We start back down through a site that stands silent testament to Incan engineering and architecture. My feet curl up in my shoes as I try to protect the blisters. We make it back to camp, the chasquis have made us another amazing meal (including a cake!) before we retreat to our tents for a short night.
“Barbie???” One of the ladies calls out, sounding very much like a little kid who suspects her friend left and she’s playing hide and seek alone. I start giggling uncontrollably and Matt elbows me in the ribs.
“Right here!” Her tent-mate pokes her head out of the tent and waves her over. To be fair, all the tents are exactly the same and lined up in a long row. I fart in my tent and start giggling harder.
“Good god! That’s it, I’m out!” Matt churlishly unzips the tent and leaves.
“You’re letting all the heat out!” I laugh until my stomach hurts.
I slept in the clothes I wanted to wear to see Machu Picchu and I’m grateful when all I have to do is roll out of the tent at 3 am. It’s freezing and I’m shivering as I force myself to eat a pancake. I want to go back to sleep and given the choice between sleeping and hiking later with the crowds, well I would be sleeping. Crowds be damned.
I pull my hat down around my ears to cover my hair which has worked itself into a nice greasy mess and get in line for the checkpoint to open. I spend the time fantasizing about being warm again. Today we make the final trek through the Sun Gate and down into Machu Picchu. We are about to conclude our time on the trail believed to be used by elite members of the society in an ancient pilgrimage, having no commercial purpose. Other paths existed for the transport of goods but this path was special. The steps carved in the 15th century, the stones carefully laid, still make up the path and as we stumble down it in the dark, racing to the Sun Gate, I feel the same heady mix of excitement, elation and pure misery as I’ve felt the last few days. I wonder if this is what the ancient Incas taking this path before me felt. Was it as punishing for their bodies? As uplifting for their soul? I hurt and I’m so cold that I’m feeling sorry for my own feet. I’m exhausted ten ways to Sunday and yet when we walked through the Gate… I see the terraces and something clicks. I see the graceful outline and I realize that’s it. That’s Machu Picchu. Something warm and golden rushes in and fills in the little holes where exhaustion and pain have been draining me. I feel awe roll through me and I have to concentrate on keeping my mouth closed. It doesn’t matter that I’m stinking up the Sun Gate in a cloud of noxious green gas, it doesn’t matter that I’m beat and sore. All that matters is how thankful and elated and ready I am to be there. It’s gorgeous. They’re gorgeous, both the ruins and the conclusion of the long journey.
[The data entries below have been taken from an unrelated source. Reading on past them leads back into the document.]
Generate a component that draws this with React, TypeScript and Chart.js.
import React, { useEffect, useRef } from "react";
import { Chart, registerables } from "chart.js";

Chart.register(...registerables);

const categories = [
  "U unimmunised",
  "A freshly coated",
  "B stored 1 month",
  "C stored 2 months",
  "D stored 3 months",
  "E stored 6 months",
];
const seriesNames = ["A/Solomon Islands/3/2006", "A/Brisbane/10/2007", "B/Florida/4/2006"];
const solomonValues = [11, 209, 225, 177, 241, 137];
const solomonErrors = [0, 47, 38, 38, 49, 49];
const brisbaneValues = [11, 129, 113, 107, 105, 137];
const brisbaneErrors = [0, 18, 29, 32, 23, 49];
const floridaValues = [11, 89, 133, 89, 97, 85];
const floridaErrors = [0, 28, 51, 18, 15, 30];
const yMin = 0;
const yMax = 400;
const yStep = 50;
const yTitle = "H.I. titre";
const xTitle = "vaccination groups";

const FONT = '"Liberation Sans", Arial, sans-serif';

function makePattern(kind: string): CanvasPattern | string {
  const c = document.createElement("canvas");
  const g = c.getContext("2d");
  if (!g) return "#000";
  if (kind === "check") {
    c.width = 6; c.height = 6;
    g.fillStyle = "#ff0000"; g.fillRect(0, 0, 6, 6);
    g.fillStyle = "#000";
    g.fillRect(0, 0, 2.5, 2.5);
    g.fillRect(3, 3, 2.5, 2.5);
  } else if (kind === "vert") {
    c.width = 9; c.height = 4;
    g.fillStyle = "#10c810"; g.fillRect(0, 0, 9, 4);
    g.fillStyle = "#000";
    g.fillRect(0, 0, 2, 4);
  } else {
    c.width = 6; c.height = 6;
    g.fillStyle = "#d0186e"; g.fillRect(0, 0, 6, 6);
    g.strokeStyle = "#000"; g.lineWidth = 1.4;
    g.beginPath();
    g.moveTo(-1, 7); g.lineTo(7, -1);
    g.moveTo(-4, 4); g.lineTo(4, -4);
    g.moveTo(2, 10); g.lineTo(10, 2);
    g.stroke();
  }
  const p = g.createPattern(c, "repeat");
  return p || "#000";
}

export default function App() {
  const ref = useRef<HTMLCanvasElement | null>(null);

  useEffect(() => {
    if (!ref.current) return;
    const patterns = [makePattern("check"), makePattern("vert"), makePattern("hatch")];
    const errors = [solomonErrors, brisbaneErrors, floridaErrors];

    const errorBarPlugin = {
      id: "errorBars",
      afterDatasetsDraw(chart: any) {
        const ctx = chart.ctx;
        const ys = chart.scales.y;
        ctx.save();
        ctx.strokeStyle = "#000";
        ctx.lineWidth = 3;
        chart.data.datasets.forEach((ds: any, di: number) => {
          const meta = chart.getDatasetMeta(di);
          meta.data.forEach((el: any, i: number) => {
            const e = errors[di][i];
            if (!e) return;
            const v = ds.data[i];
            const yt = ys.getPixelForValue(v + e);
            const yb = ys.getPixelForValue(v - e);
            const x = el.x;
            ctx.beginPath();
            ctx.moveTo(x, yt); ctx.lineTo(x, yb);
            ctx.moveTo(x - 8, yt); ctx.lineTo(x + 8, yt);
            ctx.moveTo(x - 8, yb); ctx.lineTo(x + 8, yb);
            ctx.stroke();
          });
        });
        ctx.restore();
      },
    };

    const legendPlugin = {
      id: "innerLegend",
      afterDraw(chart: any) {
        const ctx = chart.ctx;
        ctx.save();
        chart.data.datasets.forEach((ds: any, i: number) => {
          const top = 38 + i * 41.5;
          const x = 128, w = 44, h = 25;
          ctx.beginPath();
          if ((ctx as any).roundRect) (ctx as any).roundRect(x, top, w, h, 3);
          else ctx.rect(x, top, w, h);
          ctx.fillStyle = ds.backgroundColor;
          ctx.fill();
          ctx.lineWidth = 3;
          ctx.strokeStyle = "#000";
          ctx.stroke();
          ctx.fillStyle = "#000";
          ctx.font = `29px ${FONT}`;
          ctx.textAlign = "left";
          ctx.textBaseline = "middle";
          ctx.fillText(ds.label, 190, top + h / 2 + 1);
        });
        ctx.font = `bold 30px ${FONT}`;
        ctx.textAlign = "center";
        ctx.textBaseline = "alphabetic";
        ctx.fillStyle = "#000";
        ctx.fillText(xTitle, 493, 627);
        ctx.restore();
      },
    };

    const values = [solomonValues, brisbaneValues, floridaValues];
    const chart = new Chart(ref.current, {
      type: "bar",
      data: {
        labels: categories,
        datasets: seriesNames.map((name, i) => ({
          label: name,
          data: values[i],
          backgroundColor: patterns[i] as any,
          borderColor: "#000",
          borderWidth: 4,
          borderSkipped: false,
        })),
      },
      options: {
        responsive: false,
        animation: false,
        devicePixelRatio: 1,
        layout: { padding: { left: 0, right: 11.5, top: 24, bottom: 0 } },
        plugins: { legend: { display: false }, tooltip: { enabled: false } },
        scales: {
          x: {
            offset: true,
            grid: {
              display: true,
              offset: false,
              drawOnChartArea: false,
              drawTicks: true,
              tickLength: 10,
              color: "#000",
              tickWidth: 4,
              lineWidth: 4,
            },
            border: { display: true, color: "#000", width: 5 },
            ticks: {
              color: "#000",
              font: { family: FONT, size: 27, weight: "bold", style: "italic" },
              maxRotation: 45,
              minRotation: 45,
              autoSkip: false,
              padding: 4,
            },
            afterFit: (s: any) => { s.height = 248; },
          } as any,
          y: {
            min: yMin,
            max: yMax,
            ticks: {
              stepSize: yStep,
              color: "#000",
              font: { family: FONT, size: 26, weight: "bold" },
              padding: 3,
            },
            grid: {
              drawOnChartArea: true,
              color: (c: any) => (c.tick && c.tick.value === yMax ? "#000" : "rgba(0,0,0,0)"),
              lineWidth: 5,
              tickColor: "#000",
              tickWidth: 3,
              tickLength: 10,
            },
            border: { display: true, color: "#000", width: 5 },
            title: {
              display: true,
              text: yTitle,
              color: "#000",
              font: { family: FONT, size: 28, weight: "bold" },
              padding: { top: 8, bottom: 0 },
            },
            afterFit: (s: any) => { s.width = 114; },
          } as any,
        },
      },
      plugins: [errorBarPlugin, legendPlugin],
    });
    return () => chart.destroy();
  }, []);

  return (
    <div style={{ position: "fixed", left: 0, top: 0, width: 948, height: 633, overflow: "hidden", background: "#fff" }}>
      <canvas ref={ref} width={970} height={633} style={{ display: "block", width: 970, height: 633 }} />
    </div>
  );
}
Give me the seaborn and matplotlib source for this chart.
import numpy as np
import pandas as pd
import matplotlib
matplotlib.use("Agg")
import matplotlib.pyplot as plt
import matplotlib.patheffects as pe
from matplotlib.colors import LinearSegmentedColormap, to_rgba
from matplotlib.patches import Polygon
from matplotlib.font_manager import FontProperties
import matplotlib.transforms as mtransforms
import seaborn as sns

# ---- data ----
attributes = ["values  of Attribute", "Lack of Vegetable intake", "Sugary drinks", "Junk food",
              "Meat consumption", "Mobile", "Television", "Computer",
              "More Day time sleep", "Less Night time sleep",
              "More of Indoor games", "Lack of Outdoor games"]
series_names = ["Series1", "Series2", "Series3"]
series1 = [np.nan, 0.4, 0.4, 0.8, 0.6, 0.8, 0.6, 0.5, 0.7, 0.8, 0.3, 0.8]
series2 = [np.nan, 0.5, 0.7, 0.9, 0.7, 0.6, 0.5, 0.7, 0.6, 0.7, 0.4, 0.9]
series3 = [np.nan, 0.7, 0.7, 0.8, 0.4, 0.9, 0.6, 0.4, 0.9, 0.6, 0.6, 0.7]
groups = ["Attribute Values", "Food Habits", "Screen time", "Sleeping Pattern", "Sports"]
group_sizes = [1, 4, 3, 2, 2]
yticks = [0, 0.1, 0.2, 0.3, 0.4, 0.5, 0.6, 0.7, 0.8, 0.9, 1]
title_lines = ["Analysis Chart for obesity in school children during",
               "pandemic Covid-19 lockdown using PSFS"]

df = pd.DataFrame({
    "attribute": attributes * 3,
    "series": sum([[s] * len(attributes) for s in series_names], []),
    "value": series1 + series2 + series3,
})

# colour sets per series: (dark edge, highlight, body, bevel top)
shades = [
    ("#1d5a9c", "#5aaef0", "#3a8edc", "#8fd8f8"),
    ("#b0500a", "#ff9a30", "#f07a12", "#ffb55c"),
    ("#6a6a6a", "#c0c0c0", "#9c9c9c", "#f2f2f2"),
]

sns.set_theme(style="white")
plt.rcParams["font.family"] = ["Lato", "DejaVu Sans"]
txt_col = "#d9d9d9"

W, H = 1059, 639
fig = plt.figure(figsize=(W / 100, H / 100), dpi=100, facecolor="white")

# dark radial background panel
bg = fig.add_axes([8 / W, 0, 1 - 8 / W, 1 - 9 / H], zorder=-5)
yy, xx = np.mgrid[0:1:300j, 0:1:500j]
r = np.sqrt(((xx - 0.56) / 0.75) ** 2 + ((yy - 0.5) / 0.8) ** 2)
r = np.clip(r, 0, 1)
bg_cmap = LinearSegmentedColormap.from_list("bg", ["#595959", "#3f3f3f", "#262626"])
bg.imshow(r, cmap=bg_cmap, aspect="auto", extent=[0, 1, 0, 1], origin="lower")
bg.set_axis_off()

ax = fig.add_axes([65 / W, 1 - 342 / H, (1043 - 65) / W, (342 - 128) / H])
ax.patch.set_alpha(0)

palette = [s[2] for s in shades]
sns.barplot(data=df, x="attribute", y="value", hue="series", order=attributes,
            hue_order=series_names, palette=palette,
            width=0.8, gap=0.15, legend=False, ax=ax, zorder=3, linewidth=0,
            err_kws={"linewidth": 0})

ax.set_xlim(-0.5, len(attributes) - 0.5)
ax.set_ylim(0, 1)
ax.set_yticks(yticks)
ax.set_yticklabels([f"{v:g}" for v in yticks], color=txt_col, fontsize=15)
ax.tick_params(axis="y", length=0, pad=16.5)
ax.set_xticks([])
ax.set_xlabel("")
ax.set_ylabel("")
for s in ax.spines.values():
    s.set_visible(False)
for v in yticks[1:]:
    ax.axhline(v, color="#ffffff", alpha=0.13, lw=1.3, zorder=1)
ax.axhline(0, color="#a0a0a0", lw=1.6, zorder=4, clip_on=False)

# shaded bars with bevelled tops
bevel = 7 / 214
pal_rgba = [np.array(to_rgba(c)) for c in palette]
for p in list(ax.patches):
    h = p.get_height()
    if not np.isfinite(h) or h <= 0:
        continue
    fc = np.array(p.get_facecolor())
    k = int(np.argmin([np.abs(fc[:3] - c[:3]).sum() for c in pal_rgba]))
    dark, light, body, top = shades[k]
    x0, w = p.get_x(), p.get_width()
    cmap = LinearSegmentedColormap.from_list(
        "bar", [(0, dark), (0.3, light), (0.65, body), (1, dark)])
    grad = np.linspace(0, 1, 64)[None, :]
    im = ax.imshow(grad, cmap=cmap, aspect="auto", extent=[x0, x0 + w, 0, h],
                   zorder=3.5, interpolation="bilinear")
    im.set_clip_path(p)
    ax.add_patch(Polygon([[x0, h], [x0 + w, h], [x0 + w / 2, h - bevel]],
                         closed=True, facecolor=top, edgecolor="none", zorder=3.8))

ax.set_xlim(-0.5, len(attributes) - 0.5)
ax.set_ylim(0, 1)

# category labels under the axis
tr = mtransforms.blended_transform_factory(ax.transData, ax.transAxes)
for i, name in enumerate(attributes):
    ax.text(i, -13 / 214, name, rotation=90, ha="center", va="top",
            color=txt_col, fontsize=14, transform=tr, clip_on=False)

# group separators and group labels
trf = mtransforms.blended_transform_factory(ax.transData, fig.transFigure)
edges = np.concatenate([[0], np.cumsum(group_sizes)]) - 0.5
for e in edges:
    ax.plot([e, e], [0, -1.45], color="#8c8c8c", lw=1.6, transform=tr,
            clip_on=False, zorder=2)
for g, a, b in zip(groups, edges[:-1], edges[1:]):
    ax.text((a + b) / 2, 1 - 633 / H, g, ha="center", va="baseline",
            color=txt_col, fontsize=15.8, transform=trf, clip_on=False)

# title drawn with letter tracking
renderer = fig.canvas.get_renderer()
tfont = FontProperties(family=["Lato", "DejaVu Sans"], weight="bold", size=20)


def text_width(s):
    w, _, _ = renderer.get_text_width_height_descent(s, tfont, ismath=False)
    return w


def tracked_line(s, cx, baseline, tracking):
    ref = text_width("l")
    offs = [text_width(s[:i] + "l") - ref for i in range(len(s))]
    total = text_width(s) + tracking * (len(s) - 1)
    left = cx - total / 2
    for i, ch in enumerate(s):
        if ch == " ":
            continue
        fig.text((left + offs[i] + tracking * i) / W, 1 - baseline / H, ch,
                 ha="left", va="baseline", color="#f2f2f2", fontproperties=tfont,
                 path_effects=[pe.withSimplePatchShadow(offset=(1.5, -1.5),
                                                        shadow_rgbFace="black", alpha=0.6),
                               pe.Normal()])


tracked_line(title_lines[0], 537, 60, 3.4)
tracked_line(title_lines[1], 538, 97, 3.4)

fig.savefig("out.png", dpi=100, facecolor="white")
We walk through the ruins with Freddy, our guide, excitedly telling us his interpretation of it’s history. I nearly doze off when we pause in the sun, I’m finally warm. I can feel the romance of this mysterious place, hidden away in the Andes with no one exactly sure why it was never finished, why it was abandoned or what it was for. It’s humming with tourists, the city has come alive again. We study what was probably housing, I let one rip and it chases a couple ladies around a corner. The smile creasing my face is perfectly content.
“Did you fart?” Matt asks on an overnight bus a week later.
I shrug my shoulders and try to look innocent.
“That’s always going to remind me of the Inca Trail.” I crack up and stink up the entire back of the bus.
“It reminds me of Hobby Lobby and the Inca Trail.”
Matt looks at me like I might be disturbed. He’s probably right but I don’t quite manage to stifle my giggles.